Рецензия на книгу
Братья Карамазовы
Фёдор Достоевский
Аноним10 октября 2013 г.Достоевский. Вот с кем у меня продолжительные и стойкие отношения, балансирующие даже не на грани любви и ненависти, а уважения и стойкой неприязни, раздражения. И дело даже не в том, что он поднимает со дна человеческой души весь ил, который облепляет тебя, вызывая чувство моральной нечистоплотности, а в совершенно нереалистичных персонажах, откровенных психопатов и невротиков, в уста которых он вкладывает мысли и идеи, за которые ему низкий поклон. Но все эти слова высказываются в такой экзальтированной форме, с жуткими истериками, обмороками, прогрессирующими заболеваниями на нервной почве, что сначала просто диву даешься, а потом элементарно устаешь. Вообще, сама идея взять как сцену действия пару десятков квадратных километров, заселить их отъявленными неврастениками и назвать это место Россией, была бы очень иронична, если бы не была пронизана до самых корней драмой не русской, а просто человеческой.
Язык. Тянущийся, терпкий, редко затрагивающий описания интерьера, природы, а мощным потоком выплескивающий на бумагу бесконечную череду преследующих друг друга идей. К нему быстро привыкаешь, но четкий и мягкий слог того же Моэма, к примеру, импонирует мне куда больше. Что можно сказать одной меткой фразой, размазывается на страницу, а то и десяток страниц. Да, красиво, да, изящно, да, декоративно, но слишком вычурно. Все-таки между остротой и глубиной слога, я выберу первое. Также меня удивил покровительственный, старческий тон писателя, словно герои дети малые. Слово "сладострастный" и его производные, будь это "скверная сладострастная слюна на губах" или звучащие более безобидно "сладострастные наслаждения", теперь неотрывно связаны у меня именно с Карамазовыми.
Персонажи. То, что они все излишне эмоциональны, склонны к саморазрушению и все свое свободное время развлекаются интеллектуальным онанизмом идет по умолчанию. Лучше рассмотреть их отличительные, так сказать, черты.
Моим безусловным фаворитом оказался Иван, понравившийся мне с первого своего появления и растянувший это чувство до последних строк романа. Он наиболее реалистичный, не так подробно рассмотренный в увеличительное стекло и детально разложенный на части, отличающийся здравыми суждениями и адекватными поступками. У него есть и гордость и решимость, не такая яростная, как у Мити, но более спокойная. И главное - он какой-то очень цельный, независимый, если его старшего брата швыряет из стороны в сторону, младший Алеша пока еще робко действует от противного, то средний идет по пути своему пути, да, Карамазовскому, может, даже более выраженному чем у остальных, но его шаги осмысленны, его спина пряма и он знает, куда эта дорога его приведет.
Алексей показался мне блаженным, он, безусловно, наиболее положительный персонаж в книге, но не трогает ни его безусловная доброта ко всем окружающим без разбору, ни его какая-то детская сентиментальность.
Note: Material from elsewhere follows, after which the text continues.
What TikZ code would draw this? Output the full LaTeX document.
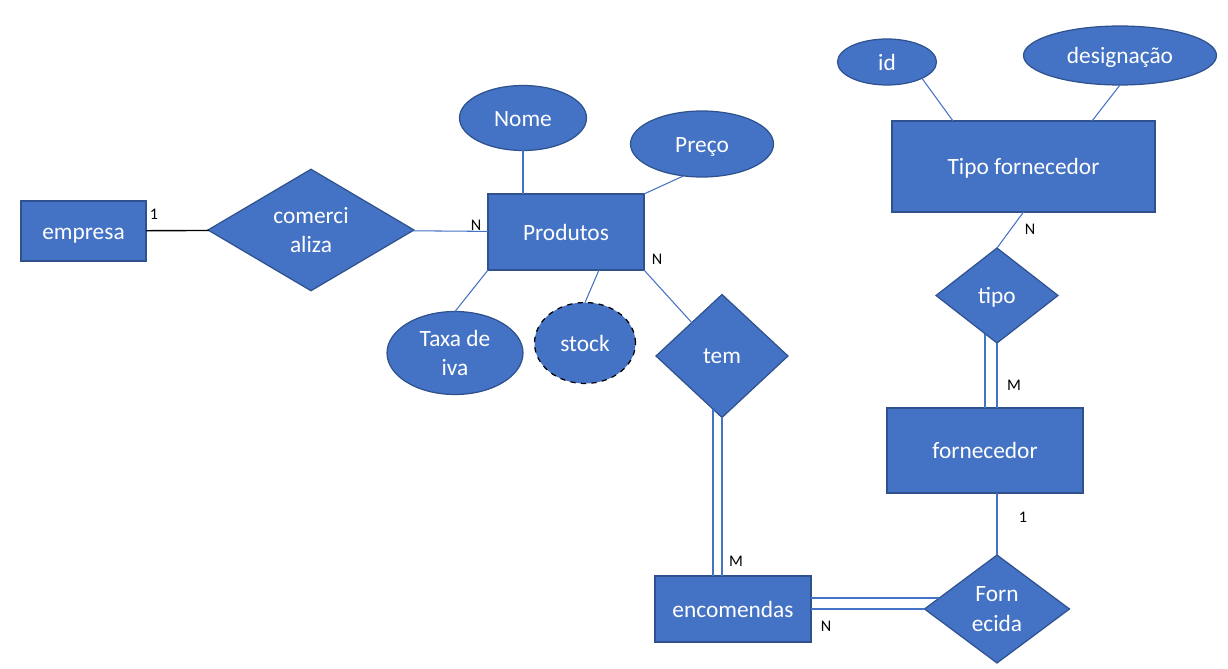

Простите за богохульство, но больше всего он похож на недоделанного Иисуса.
Дмитрий же словно зверь, который довольно урчит, если ему дать то, что он хочет, и дичает при отсутствии желаемого и начинает строить планы о спасении своей души. Но получив свой кусок счастья, он его быстро рвет зубами и снова воет на луну. Замкнутый круг, выбраться из которого у него есть силы, но нет терпения.
Женские персонажи, Катя и Грушенька, получились схожими в главном - вся их жизнь посвящена истязанию себя и объекта своей любви. Жертвенная любовь с примесью мести за эту жертву. Садизм и мазохизм в одном флаконе.
Федор Карамазов, прожигатель жизни с улыбкой до ушей и полным осознанием собственного ничтожества, которым он так любит бравировать, оставил скорее положительные эмоции, он вносит хоть какие-то веселые краски в это мрачное семейное полотно.
Самым загадочным для меня оказался Смердяков. И это мне действительно нравится. Мотивы всех персонажей так подробно разобраны на протяжении всей книги, повторены на последних страницах мнения всех сторон, что одно белое пятно вызывает даже какое-то умиление.Эту книгу свойственно возносить над остальными, наделять ее какой-то непостижимой властью, тайными знаниями. В ней есть свое очарование, в ней глубина. В ней вообще много всего есть. Но особенной я назвать ее не могу.
Возможно, это чисто по Достоевскому "есть атеистический вопрос, вопрос современного воплощения атеизма, вопрос Вавилонской башни, строящейся именно без бога, не для достижения небес с земли, а для сведения небес на землю." Что же, пусть будет так.